Collection entries:
####
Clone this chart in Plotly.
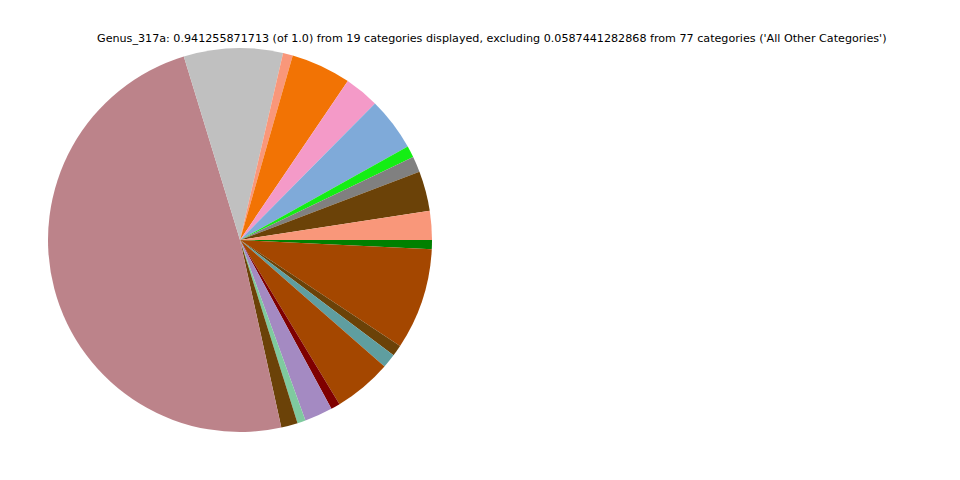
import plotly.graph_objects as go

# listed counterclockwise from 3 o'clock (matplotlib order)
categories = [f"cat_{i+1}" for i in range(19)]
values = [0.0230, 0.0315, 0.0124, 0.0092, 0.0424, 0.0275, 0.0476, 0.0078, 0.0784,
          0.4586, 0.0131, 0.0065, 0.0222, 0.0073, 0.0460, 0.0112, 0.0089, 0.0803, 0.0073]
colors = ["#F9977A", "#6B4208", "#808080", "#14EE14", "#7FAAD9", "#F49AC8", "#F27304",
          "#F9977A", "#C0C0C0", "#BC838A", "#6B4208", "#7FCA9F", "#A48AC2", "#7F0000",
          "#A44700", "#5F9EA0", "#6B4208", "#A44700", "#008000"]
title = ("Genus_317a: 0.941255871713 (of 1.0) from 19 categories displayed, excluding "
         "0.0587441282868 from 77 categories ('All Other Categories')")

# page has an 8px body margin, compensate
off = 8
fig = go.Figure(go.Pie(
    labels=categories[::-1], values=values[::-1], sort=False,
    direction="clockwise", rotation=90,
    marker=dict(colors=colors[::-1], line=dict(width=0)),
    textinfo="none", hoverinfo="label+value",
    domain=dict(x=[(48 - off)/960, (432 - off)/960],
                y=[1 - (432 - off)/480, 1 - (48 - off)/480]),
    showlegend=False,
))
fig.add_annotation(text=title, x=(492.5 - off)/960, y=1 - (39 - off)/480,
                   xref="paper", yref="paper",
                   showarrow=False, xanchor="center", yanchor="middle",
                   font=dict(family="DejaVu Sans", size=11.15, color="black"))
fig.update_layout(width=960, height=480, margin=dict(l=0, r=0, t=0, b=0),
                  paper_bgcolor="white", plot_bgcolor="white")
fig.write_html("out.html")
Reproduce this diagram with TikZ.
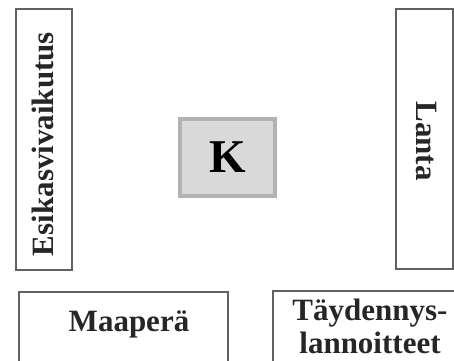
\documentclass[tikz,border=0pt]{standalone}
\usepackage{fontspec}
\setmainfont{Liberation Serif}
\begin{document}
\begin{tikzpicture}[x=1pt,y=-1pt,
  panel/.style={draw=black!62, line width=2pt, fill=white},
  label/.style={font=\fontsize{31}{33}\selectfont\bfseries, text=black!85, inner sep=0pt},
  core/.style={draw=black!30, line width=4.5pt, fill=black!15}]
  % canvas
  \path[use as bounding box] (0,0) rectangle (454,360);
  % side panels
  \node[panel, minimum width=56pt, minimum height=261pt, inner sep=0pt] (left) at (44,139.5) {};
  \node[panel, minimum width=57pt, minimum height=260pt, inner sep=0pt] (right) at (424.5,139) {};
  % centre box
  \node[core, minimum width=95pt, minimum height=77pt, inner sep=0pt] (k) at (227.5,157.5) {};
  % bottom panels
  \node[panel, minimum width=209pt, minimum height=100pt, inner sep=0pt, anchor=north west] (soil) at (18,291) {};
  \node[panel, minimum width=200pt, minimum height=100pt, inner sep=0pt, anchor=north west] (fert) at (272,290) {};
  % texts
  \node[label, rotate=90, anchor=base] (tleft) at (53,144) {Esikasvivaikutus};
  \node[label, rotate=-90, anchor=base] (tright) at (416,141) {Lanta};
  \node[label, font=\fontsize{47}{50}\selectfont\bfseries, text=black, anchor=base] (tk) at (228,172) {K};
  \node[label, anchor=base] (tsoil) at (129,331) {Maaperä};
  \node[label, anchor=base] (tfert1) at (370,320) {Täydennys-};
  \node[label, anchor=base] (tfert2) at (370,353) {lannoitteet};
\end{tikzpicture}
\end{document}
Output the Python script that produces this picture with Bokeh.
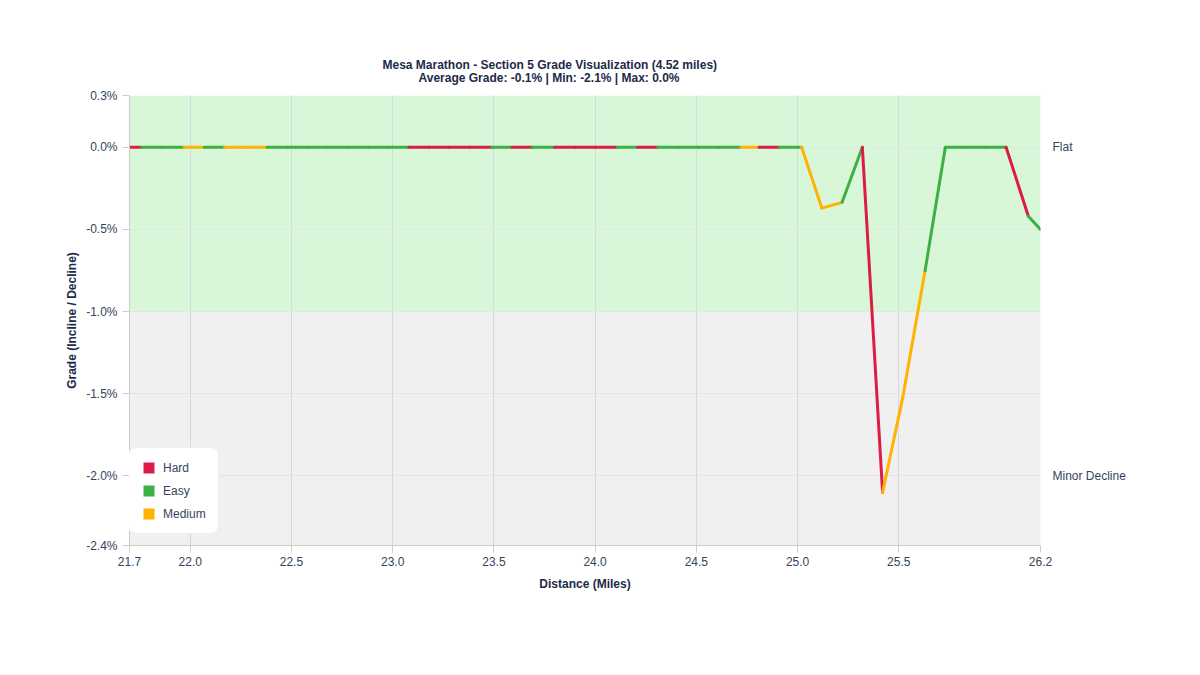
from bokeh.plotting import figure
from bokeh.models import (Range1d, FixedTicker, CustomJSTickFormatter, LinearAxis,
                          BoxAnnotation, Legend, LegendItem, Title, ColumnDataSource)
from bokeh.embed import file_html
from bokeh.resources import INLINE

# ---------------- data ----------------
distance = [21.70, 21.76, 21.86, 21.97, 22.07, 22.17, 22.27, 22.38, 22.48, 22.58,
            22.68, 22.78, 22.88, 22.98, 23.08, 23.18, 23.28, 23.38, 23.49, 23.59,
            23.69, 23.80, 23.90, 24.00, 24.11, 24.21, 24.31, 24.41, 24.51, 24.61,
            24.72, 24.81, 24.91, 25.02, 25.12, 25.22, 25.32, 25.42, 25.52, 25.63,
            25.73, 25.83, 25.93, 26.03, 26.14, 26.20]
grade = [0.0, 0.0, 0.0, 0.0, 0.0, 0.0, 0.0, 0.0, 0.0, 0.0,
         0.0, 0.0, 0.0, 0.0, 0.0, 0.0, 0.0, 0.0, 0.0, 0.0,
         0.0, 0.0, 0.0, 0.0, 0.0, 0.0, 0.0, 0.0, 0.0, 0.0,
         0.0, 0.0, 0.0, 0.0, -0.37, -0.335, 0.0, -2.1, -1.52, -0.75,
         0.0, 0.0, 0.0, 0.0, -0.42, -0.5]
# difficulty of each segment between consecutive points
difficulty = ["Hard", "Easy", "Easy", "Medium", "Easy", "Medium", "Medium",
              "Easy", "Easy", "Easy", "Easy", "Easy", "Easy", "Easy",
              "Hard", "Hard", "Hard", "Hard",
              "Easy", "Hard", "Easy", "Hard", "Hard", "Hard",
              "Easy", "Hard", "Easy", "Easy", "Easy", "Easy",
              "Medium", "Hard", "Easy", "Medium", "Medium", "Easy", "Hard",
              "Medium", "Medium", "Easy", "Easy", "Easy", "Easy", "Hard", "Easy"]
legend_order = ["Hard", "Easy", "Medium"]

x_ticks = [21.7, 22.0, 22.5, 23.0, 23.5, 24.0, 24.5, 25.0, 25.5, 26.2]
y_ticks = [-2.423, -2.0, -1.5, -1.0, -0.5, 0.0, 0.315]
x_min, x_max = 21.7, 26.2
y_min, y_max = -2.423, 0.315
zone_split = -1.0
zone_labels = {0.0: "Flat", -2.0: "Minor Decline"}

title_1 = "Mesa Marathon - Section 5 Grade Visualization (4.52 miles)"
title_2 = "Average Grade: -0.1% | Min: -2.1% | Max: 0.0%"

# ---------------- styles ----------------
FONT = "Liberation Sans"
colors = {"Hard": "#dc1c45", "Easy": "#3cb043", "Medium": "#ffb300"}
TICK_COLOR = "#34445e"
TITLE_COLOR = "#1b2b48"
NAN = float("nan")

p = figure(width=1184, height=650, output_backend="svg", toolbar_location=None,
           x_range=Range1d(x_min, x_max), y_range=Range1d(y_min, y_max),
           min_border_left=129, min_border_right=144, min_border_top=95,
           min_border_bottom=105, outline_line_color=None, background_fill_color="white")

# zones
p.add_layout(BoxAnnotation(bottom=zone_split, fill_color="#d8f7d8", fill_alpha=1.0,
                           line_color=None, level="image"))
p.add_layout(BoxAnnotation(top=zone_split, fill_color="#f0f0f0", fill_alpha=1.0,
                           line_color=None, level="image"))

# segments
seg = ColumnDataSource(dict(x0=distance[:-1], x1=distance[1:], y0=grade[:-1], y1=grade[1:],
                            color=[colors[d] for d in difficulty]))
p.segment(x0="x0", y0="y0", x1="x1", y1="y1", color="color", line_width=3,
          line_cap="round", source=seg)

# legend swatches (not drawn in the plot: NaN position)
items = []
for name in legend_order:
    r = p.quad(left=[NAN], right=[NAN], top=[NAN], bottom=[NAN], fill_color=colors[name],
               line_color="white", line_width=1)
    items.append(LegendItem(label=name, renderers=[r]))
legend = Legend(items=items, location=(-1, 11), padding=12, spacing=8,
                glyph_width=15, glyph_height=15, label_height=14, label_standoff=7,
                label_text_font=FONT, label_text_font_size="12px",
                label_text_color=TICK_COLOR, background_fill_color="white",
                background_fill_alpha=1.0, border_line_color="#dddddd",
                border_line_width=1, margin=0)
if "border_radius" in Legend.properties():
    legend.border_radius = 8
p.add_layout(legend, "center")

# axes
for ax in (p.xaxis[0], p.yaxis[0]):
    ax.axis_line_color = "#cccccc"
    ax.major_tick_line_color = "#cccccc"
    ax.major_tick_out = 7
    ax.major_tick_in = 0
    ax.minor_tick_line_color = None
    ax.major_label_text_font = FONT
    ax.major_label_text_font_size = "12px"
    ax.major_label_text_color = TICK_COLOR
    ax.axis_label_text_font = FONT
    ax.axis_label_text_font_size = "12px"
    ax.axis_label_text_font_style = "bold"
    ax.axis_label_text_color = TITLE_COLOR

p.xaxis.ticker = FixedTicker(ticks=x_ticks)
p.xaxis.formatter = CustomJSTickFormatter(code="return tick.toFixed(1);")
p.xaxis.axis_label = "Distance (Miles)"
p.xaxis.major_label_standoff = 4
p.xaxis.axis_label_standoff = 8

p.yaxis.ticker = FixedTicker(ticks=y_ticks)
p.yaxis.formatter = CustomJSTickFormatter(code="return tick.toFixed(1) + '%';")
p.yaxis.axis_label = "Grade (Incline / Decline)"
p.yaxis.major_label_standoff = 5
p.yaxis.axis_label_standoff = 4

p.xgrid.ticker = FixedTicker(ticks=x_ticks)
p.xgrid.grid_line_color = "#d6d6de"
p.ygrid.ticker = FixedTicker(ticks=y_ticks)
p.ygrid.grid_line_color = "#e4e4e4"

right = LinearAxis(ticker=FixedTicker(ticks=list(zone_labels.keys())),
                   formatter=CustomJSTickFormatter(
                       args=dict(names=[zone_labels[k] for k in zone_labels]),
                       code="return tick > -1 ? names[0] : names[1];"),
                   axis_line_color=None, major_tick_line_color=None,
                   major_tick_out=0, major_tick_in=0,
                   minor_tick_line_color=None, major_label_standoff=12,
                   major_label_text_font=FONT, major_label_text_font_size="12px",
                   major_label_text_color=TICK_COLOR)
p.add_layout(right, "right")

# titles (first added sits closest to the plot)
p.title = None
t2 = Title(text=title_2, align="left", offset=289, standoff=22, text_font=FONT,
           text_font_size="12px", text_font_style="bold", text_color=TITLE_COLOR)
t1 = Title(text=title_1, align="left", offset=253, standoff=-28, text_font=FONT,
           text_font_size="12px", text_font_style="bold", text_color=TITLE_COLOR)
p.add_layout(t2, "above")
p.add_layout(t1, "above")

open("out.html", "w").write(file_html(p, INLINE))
####
**Task:** Write out the lines running from the one that contains "Output the Python" through the one that contains "from bokeh.resources import INLINE", ends included, and nothing else. Pictures stay out of the copy.

**Written answer:**
Output the Python script that produces this picture with Bokeh.
from bokeh.plotting import figure
from bokeh.models import (Range1d, FixedTicker, CustomJSTickFormatter, LinearAxis,
                          BoxAnnotation, Legend, LegendItem, Title, ColumnDataSource)
from bokeh.embed import file_html
from bokeh.resources import INLINE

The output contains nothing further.